DebbieDoesLife

Thursday, February 01, 2007

A Good Puke Story

Okay, I must admit I got this idea from The Thinker, but she wrote a very compelling post about her dad projectile vomiting while driving. There was a hermit crab involved also but you will have to read that yourself.

I decided we should all share a good puke story. Why? Cuz, we all got one. Me? I have several. Really, more than my share (I do have three kids - trust me, these kids could hit a target at 30 paces when they were infants!).

Go back with me to high school. Under-age drinking anyone?? My story began with an after graduation party, someone asking me to hold a bottle of vodka (is it my fault I CANNOT TASTE vodka - it freakin' tastes like water to me!) and when they came back for it the bottle was 3 quarters gone. Then the entertainment began! Watch Debbie vomit this way, and then that way! Passed out? That won't stop her! Need a party favor? Try barf in a bag!

This wayyyyyy cute guy named Mike M. (two years older than me and SUPER HOT!) ended up taking me home in his Jeep (HIS JEEP, PEOPLE!) and carrying me into my house. Obviously, my parents sleep like the dead. I walked like the dead the following day.
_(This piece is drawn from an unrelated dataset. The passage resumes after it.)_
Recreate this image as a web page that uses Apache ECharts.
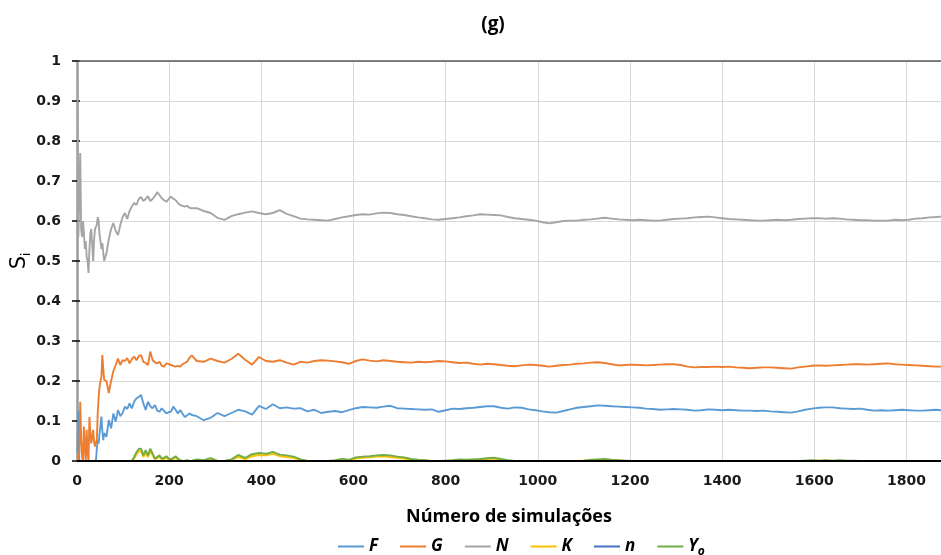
<!DOCTYPE html>
<html>
<head>
<meta charset="utf-8">
<script src="https://cdn.jsdelivr.net/npm/echarts@6/dist/echarts.min.js"></script>
<style>html,body{margin:0;padding:0;background:#fff}#c{width:941px;height:555px}</style>
</head>
<body>
<div id="c"></div>
<script>
// Number of simulations (x values)
const simulations = [
  1,3,5,7,9,11,13,15,17,19,
  21,23,25,27,29,31,33,35,37,39,
  41,43,45,47,49,51,53,55,57,59,
  64,69,74,79,84,89,94,99,104,109,
  114,119,124,129,134,139,144,149,154,159,
  164,169,174,179,184,189,194,199,204,209,
  214,219,224,229,234,239,244,249,
  260,275,290,305,320,335,350,365,380,395,
  410,425,440,455,470,485,500,515,530,545,
  560,575,590,605,620,635,650,665,680,695,
  710,725,740,755,770,785,800,815,830,845,
  860,875,890,905,920,935,950,965,980,995,
  1010,1025,1040,1055,1070,1085,1100,1115,1130,1145,
  1160,1175,1190,1205,1220,1235,1250,1265,1280,1295,
  1310,1325,1340,1355,1370,1385,1400,1415,1430,1445,
  1460,1475,1490,1505,1520,1535,1550,1565,1580,1595,
  1610,1625,1640,1655,1670,1685,1700,1715,1730,1745,
  1760,1775,1790,1805,1820,1835,1850,1865,1875
];

const F = [
  0.02,0.125,0,0,0,0,0,0,0,0,
  0,0,0,0,0,0,0,0,0,0,
  0,0.03,0.052,0.044,0.07,0.09,0.111,0.075,0.052,0.07,
  0.0608,0.1025,0.0817,0.119,0.0983,0.1275,0.112,0.12,0.136,0.13,
  0.144,0.1317,0.148,0.1567,0.16,0.165,0.144,0.1275,0.148,0.137,
  0.1317,0.14,0.126,0.1233,0.1317,0.125,0.119,0.122,0.1233,0.136,
  0.128,0.119,0.1275,0.118,0.11,0.114,0.119,0.115,
  0.112,0.102,0.108,0.120,0.112,0.120,0.128,0.124,0.116,0.138,
  0.130,0.142,0.132,0.134,0.131,0.132,0.124,0.128,0.120,0.123,
  0.125,0.122,0.127,0.132,0.135,0.134,0.133,0.136,0.138,0.132,
  0.131,0.130,0.129,0.128,0.129,0.123,0.127,0.131,0.130,0.132,
  0.133,0.135,0.137,0.137,0.133,0.131,0.134,0.133,0.129,0.127,
  0.124,0.122,0.121,0.125,0.129,0.133,0.135,0.137,0.139,0.138,
  0.137,0.136,0.135,0.134,0.133,0.131,0.130,0.128,0.129,0.130,
  0.129,0.128,0.126,0.127,0.129,0.128,0.127,0.128,0.127,0.126,
  0.126,0.125,0.126,0.124,0.123,0.122,0.121,0.124,0.128,0.131,
  0.133,0.134,0.134,0.132,0.131,0.130,0.131,0.128,0.126,0.127,
  0.126,0.127,0.128,0.127,0.126,0.126,0.127,0.128,0.127
];

const G = [
  0,0,0.02,0.148,0.06,0.01,0,0.086,0.03,0,
  0.078,0.02,0,0.11,0.07,0.044,0.06,0.078,0.05,0.036,
  0.045,0.052,0.12,0.16,0.186,0.20,0.211,0.265,0.23,0.2025,
  0.20,0.17,0.20,0.225,0.24,0.256,0.24,0.252,0.25,0.257,
  0.244,0.255,0.261,0.252,0.262,0.265,0.248,0.245,0.24,0.2735,
  0.2525,0.247,0.244,0.2483,0.238,0.236,0.244,0.242,0.24,0.238,
  0.236,0.238,0.236,0.242,0.245,0.2483,0.258,0.264,
  0.250,0.248,0.256,0.250,0.246,0.255,0.268,0.253,0.241,0.260,
  0.250,0.248,0.252,0.246,0.241,0.248,0.246,0.250,0.252,0.251,
  0.249,0.247,0.243,0.250,0.254,0.251,0.249,0.252,0.250,0.248,
  0.247,0.246,0.248,0.247,0.248,0.250,0.249,0.247,0.245,0.246,
  0.243,0.241,0.243,0.242,0.240,0.238,0.237,0.239,0.241,0.240,
  0.238,0.236,0.238,0.240,0.241,0.243,0.244,0.246,0.247,0.245,
  0.242,0.239,0.240,0.241,0.240,0.239,0.240,0.241,0.242,0.242,
  0.240,0.236,0.234,0.235,0.235,0.236,0.235,0.236,0.234,0.233,
  0.232,0.233,0.234,0.234,0.233,0.232,0.231,0.234,0.236,0.238,
  0.239,0.238,0.239,0.240,0.241,0.242,0.242,0.241,0.242,0.243,
  0.244,0.242,0.241,0.240,0.239,0.238,0.237,0.236,0.236
];

const N = [
  0.95,0.56,0.66,0.77,0.58,0.56,0.60,0.57,0.53,0.55,
  0.51,0.50,0.47,0.53,0.57,0.58,0.54,0.50,0.55,0.58,
  0.575,0.59,0.61,0.60,0.565,0.55,0.53,0.545,0.52,0.50,
  0.52,0.555,0.58,0.595,0.575,0.565,0.59,0.61,0.62,0.605,
  0.625,0.636,0.645,0.64,0.655,0.66,0.65,0.655,0.662,0.65,
  0.655,0.662,0.672,0.665,0.657,0.652,0.648,0.655,0.661,0.656,
  0.652,0.645,0.64,0.638,0.636,0.638,0.633,0.632,
  0.632,0.625,0.620,0.608,0.603,0.612,0.617,0.621,0.624,0.620,
  0.617,0.620,0.627,0.618,0.612,0.606,0.604,0.603,0.602,0.601,
  0.605,0.609,0.612,0.615,0.617,0.616,0.619,0.621,0.620,0.617,
  0.615,0.612,0.609,0.607,0.604,0.603,0.605,0.607,0.609,0.612,
  0.614,0.617,0.616,0.615,0.614,0.610,0.607,0.605,0.603,0.601,
  0.597,0.594,0.597,0.600,0.601,0.601,0.603,0.604,0.606,0.608,
  0.606,0.604,0.603,0.602,0.603,0.602,0.601,0.601,0.603,0.605,
  0.606,0.607,0.609,0.610,0.611,0.609,0.607,0.605,0.604,0.603,
  0.602,0.601,0.601,0.602,0.603,0.602,0.603,0.605,0.606,0.607,
  0.607,0.606,0.607,0.606,0.604,0.603,0.602,0.602,0.601,0.601,
  0.601,0.603,0.602,0.603,0.606,0.607,0.609,0.610,0.611
];

const K = [
  0,0,0,0,0,0,0,0,0,0,
  0,0,0,0,0,0,0,0,0,0,
  0,0,0,0,0,0,0,0,0,0,
  0,0,0,0,0,0,0,0,0,0,
  0,0,0.006,0.016,0.024,0.025,0.010,0.02,0.01,0.024,
  0.014,0.004,0.007,0.01,0.004,0.005,0.008,0.004,0.002,0.005,
  0.008,0.004,0.001,0,0,0.001,0,0,
  0.002,0.001,0.004,0,0,0.002,0.010,0.005,0.012,0.015,
  0.014,0.018,0.012,0.010,0.008,0.002,0,0,0,0,
  0.001,0.003,0.002,0.006,0.008,0.009,0.011,0.012,0.010,0.008,
  0.006,0.003,0.002,0.001,0,0,0,0.001,0.002,0.002,
  0.003,0.003,0.005,0.006,0.003,0.001,0,0,0,0,
  0,0,0,0,0,0,0.001,0.002,0.003,0.003,
  0.002,0.001,0,0,0,0,0,0,0,0,
  0,0,0,0,0,0,0,0,0,0,
  0,0,0,0,0,0,0,0,0,0.001,
  0.001,0.001,0,0.001,0,0,0,0,0,0,
  0,0,0,0,0,0,0,0,0
];

const n = [
  0,0,0,0,0,0,0,0,0,0,
  0,0,0,0,0,0,0,0,0,0,
  0,0,0,0,0,0,0,0,0,0,
  0,0,0,0,0,0,0,0,0,0,
  0,0,0,0,0,0,0,0,0,0,
  0,0,0,0,0,0,0,0,0,0,
  0,0,0,0,0,0,0,0,
  0,0,0,0,0,0,0,0,0,0,
  0,0,0,0,0,0,0,0,0,0,
  0,0,0,0,0,0,0,0,0,0,
  0,0,0,0,0,0,0,0,0,0,
  0,0,0,0,0,0,0,0,0,0,
  0,0,0,0,0,0,0,0,0,0,
  0,0,0,0,0,0,0,0,0,0,
  0,0,0,0,0,0,0,0,0,0,
  0,0,0,0,0,0,0,0,0,0,
  0,0,0,0,0,0,0,0,0,0,
  0,0,0,0,0,0,0,0,0
];

const Yo = [
  0,0,0,0,0,0,0,0,0,0,
  0,0,0,0,0,0,0,0,0,0,
  0,0,0,0,0,0,0,0,0,0,
  0,0,0,0,0,0,0,0,0,0,
  0,0,0.01,0.022,0.03,0.031,0.014,0.027,0.014,0.031,
  0.019,0.006,0.01,0.014,0.006,0.008,0.012,0.006,0.004,0.008,
  0.012,0.006,0.002,0,0,0.002,0,0,
  0.004,0.002,0.007,0,0,0.004,0.015,0.008,0.017,0.020,
  0.018,0.023,0.016,0.014,0.011,0.004,0,0,0,0,
  0.002,0.005,0.003,0.009,0.011,0.012,0.014,0.015,0.014,0.011,
  0.009,0.005,0.003,0.002,0,0,0.001,0.002,0.004,0.003,
  0.004,0.005,0.007,0.008,0.005,0.002,0,0,0,0,
  0,0,0,0,0,0,0.001,0.003,0.004,0.005,
  0.003,0.002,0.001,0,0,0,0,0,0,0,
  0,0,0,0,0,0,0,0,0,0,
  0,0,0,0,0,0,0,0,0.001,0.002,
  0.001,0.002,0.001,0.002,0.001,0.001,0,0,0,0,
  0,0,0,0,0,0,0,0,0
];

const seriesNames = ['F', 'G', 'N', 'K', 'n', 'Yo'];
const seriesValues = { F: F, G: G, N: N, K: K, n: n, Yo: Yo };
const colors = { F: '#5B9BD5', G: '#ED7D31', N: '#A5A5A5', K: '#FFC000', n: '#4472C4', Yo: '#70AD47' };

function pairs(vals) {
  return simulations.map((x, i) => [x, vals[i]]);
}

const chart = echarts.init(document.getElementById('c'), null, { renderer: 'canvas' });

const series = seriesNames.map((name) => ({
  name: name,
  type: 'line',
  data: pairs(seriesValues[name]),
  showSymbol: false,
  symbol: 'none',
  lineStyle: { width: 1.9, color: colors[name] },
  itemStyle: { color: colors[name] },
  emphasis: { disabled: true },
  animation: false
}));
series[series.length - 1].markLine = {
  silent: true,
  symbol: 'none',
  animation: false,
  label: { show: false },
  data: [
    { yAxis: 0, lineStyle: { color: '#000', width: 2, type: 'solid' } },
    { yAxis: 1, lineStyle: { color: '#595959', width: 1.5, type: 'solid' } }
  ]
};

const tickFont = { fontFamily: 'DejaVu Sans', fontWeight: 'bold', fontSize: 14, color: '#1a1a1a' };

chart.setOption({
  animation: false,
  backgroundColor: '#ffffff',
  title: {
    text: '(g)', left: 488, top: 10, textAlign: 'center',
    textStyle: { fontFamily: 'Open Sans', fontWeight: 'bold', fontSize: 19, color: '#000' }
  },
  grid: { left: 77, right: 0, top: 61, height: 400, containLabel: false, outerBoundsMode: 'none' },
  legend: {
    data: seriesNames,
    left: 333, top: 533,
    icon: 'rect', itemWidth: 26, itemHeight: 2, itemGap: 22,
    selectedMode: false,
    formatter: (name) => name === 'Yo' ? '{b|Y}{s|o}' : '{b|' + name + '}',
    textStyle: {
      color: '#000',
      rich: {
        b: { fontFamily: 'Open Sans', fontWeight: 'bold', fontStyle: 'italic', fontSize: 17, color: '#000', lineHeight: 22 },
        s: { fontFamily: 'Open Sans', fontWeight: 'bold', fontStyle: 'italic', fontSize: 12, color: '#000', lineHeight: 22, verticalAlign: 'bottom', padding: [6, 0, 0, 0] }
      }
    }
  },
  xAxis: [{
    type: 'value', min: 0, max: 1875, interval: 200,
    axisLine: { show: false },
    axisTick: { show: false },
    axisLabel: Object.assign({ margin: 13, showMaxLabel: false, formatter: (v) => String(v) }, tickFont),
    splitLine: { show: true, lineStyle: { color: '#d9d9d9', width: 1 } },
    name: 'Número de simulações',
    nameLocation: 'middle', nameGap: 47,
    nameTextStyle: { fontFamily: 'Open Sans', fontWeight: 'bold', fontSize: 18, color: '#000' }
  }],
  yAxis: [{
    type: 'value', min: 0, max: 1, interval: 0.1,
    axisLine: { show: true, lineStyle: { color: '#9a9a9a', width: 2.5 } },
    axisTick: { show: true, length: 5, lineStyle: { color: '#000', width: 1.5 } },
    axisLabel: Object.assign({ margin: 16, formatter: (v) => String(Math.round(v * 10) / 10) }, tickFont),
    splitLine: { show: true, lineStyle: { color: '#d9d9d9', width: 1 } },
    name: '{s|S}{i|i}',
    nameLocation: 'middle', nameRotate: 90, nameGap: 44,
    nameMoveOverlap: false,
    nameTextStyle: {
      rich: {
        s: { fontFamily: 'DejaVu Sans', fontSize: 21, color: '#000', lineHeight: 26 },
        i: { fontFamily: 'DejaVu Sans', fontSize: 12, color: '#000', lineHeight: 26, verticalAlign: 'bottom', padding: [8, 0, 0, 0] }
      }
    }
  }, {
    type: 'value', min: 0, max: 1, interval: 0.1,
    position: 'right', offset: -864,
    axisLine: { show: false },
    axisTick: { show: true, inside: false, length: 3, lineStyle: { color: '#000', width: 1.5 } },
    axisLabel: { show: false },
    splitLine: { show: false }
  }],
  series: series
});
</script>
</body>
</html>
Moral of that story? Don't leave me alone with your bottle of vodka.

9 Comments:

  • Hahahaha..that's awesome. You've totally inspired my next post!

    By Blogger teahouse, at 2/01/2007 9:34 PM  

  • I sooooo have a picture for you! Not OF you.. .for you... keep watching.

    Toooo dang funny. I didn't drink in HS, so can't totally relate, but still... I'm laughing and laughing... and I SOOOOO desperately need a good laugh.

    Thank YOU

    By Blogger Brenda, at 2/01/2007 9:39 PM  

  • So you didn't throw up in his Jeep? That would have been funny.

    By Blogger thethinker, at 2/01/2007 9:47 PM  

  • I want to hear Mike M's version of the story--speaking of party favors.

    By Anonymous Anonymous, at 2/02/2007 8:23 AM  

  • So...
    How was your morning after????
    And what ever happened to Super Hot Mike MMMMMMM in his Super Hot Jeep of LOOOVE???

    By Blogger Pendullum, at 2/02/2007 9:03 AM  

  • I'll tell mine now:

    When our older two were 8 months old and 21 months old we drove our '73 Volkswagon Camperbus to California to see Mr. Half's youngest brother and his wife...right after Thanksgiving. We stopped at the Grand Canyon where and eventually made our way to the border of California. We ate in an awful Bakersfield diner (with black velvet paintings of Elvis and half-nude women in the hall near the bathroom). After that I was driving and Mr. Half began to feel awful. Soon...he was ill. I had to pull over near a viaduct so that he could open the sliding door in the side and...uh...lean out. He makes an awful noise when he's throwing up. Unearthly.

    We pulled over several times.

    Later, we heard a noise coming from the back and it was our 21-month old son. It sounded like he was ill, but he was laughing. He was imitating the awful noises his dad was making because he thought it was a game...and then he'd laugh like a hyena.

    Good times.

    By Anonymous Anonymous, at 2/02/2007 2:37 PM  

  • omgawd puke stories are really in right now!! (did you read teahouse's yet?)

    happy weekend debbie

    By Blogger acaligurl, at 2/03/2007 11:27 PM  

  • Ouch. That makes me cringe just thinking about it. I'm not much of a puker myself unless too much alcohol is involved. I'm strangely proud of the fact that I haven't thrown up this entire pregnancy. But I figure I'll be seeing more than my fair share of vomit in the next few months.

    By Anonymous Anonymous, at 2/04/2007 10:43 AM  

  • I was once put in charge of a bottle of Vodka at a party by a friend, who LEFT half way through the night. So I sipped a bit (OK, a lot) and continued to bat away hands who grabbed for it. Including that of an undercover cop. Did I mention I was only 16 at the time? Yeah... The one and only time my smile and some watery eyes saved my ass.